Task brief:
Restate the data exactly as given and keep the pictures out.

Data section:
+ + + +
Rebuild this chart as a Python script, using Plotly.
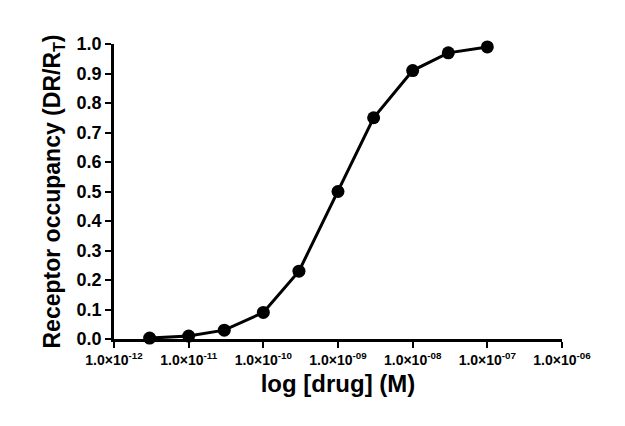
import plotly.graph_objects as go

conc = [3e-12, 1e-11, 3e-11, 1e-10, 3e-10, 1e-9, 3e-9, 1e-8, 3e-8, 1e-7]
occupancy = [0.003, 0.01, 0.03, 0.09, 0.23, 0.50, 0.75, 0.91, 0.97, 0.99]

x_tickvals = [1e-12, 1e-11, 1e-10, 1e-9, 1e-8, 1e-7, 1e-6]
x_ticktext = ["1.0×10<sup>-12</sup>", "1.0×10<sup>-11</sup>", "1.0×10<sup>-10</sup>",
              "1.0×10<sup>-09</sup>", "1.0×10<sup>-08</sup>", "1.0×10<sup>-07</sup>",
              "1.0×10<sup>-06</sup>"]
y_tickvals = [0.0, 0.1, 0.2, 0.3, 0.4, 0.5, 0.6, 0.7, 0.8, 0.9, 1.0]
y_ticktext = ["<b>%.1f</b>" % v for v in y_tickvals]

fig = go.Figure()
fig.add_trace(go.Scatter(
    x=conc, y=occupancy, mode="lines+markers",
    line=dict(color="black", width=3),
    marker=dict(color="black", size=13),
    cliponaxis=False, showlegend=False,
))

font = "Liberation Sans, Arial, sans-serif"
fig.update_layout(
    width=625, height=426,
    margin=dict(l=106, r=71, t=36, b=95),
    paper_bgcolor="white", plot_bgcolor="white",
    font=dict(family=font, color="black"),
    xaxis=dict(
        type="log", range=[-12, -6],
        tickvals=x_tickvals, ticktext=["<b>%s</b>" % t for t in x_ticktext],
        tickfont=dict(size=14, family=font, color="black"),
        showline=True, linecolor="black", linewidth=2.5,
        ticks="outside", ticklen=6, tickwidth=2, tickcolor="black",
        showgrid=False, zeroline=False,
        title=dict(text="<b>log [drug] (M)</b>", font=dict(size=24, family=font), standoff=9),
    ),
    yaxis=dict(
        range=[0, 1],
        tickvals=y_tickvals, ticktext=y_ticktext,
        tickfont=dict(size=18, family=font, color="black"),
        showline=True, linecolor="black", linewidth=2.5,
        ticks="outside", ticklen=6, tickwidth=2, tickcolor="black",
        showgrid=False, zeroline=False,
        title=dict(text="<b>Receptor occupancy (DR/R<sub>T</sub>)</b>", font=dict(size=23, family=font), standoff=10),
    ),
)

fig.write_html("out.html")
+ + + +
Answer in full:
Rebuild this chart as a Python script, using Plotly.
import plotly.graph_objects as go

conc = [3e-12, 1e-11, 3e-11, 1e-10, 3e-10, 1e-9, 3e-9, 1e-8, 3e-8, 1e-7]
occupancy = [0.003, 0.01, 0.03, 0.09, 0.23, 0.50, 0.75, 0.91, 0.97, 0.99]

x_tickvals = [1e-12, 1e-11, 1e-10, 1e-9, 1e-8, 1e-7, 1e-6]
x_ticktext = ["1.0×10<sup>-12</sup>", "1.0×10<sup>-11</sup>", "1.0×10<sup>-10</sup>",
              "1.0×10<sup>-09</sup>", "1.0×10<sup>-08</sup>", "1.0×10<sup>-07</sup>",
              "1.0×10<sup>-06</sup>"]
y_tickvals = [0.0, 0.1, 0.2, 0.3, 0.4, 0.5, 0.6, 0.7, 0.8, 0.9, 1.0]
y_ticktext = ["<b>%.1f</b>" % v for v in y_tickvals]

fig = go.Figure()
fig.add_trace(go.Scatter(
    x=conc, y=occupancy, mode="lines+markers",
    line=dict(color="black", width=3),
    marker=dict(color="black", size=13),
    cliponaxis=False, showlegend=False,
))

font = "Liberation Sans, Arial, sans-serif"
fig.update_layout(
    width=625, height=426,
    margin=dict(l=106, r=71, t=36, b=95),
    paper_bgcolor="white", plot_bgcolor="white",
    font=dict(family=font, color="black"),
    xaxis=dict(
        type="log", range=[-12, -6],
        tickvals=x_tickvals, ticktext=["<b>%s</b>" % t for t in x_ticktext],
        tickfont=dict(size=14, family=font, color="black"),
        showline=True, linecolor="black", linewidth=2.5,
        ticks="outside", ticklen=6, tickwidth=2, tickcolor="black",
        showgrid=False, zeroline=False,
        title=dict(text="<b>log [drug] (M)</b>", font=dict(size=24, family=font), standoff=9),
    ),
    yaxis=dict(
        range=[0, 1],
        tickvals=y_tickvals, ticktext=y_ticktext,
        tickfont=dict(size=18, family=font, color="black"),
        showline=True, linecolor="black", linewidth=2.5,
        ticks="outside", ticklen=6, tickwidth=2, tickcolor="black",
        showgrid=False, zeroline=False,
        title=dict(text="<b>Receptor occupancy (DR/R<sub>T</sub>)</b>", font=dict(size=23, family=font), standoff=10),
    ),
)

fig.write_html("out.html")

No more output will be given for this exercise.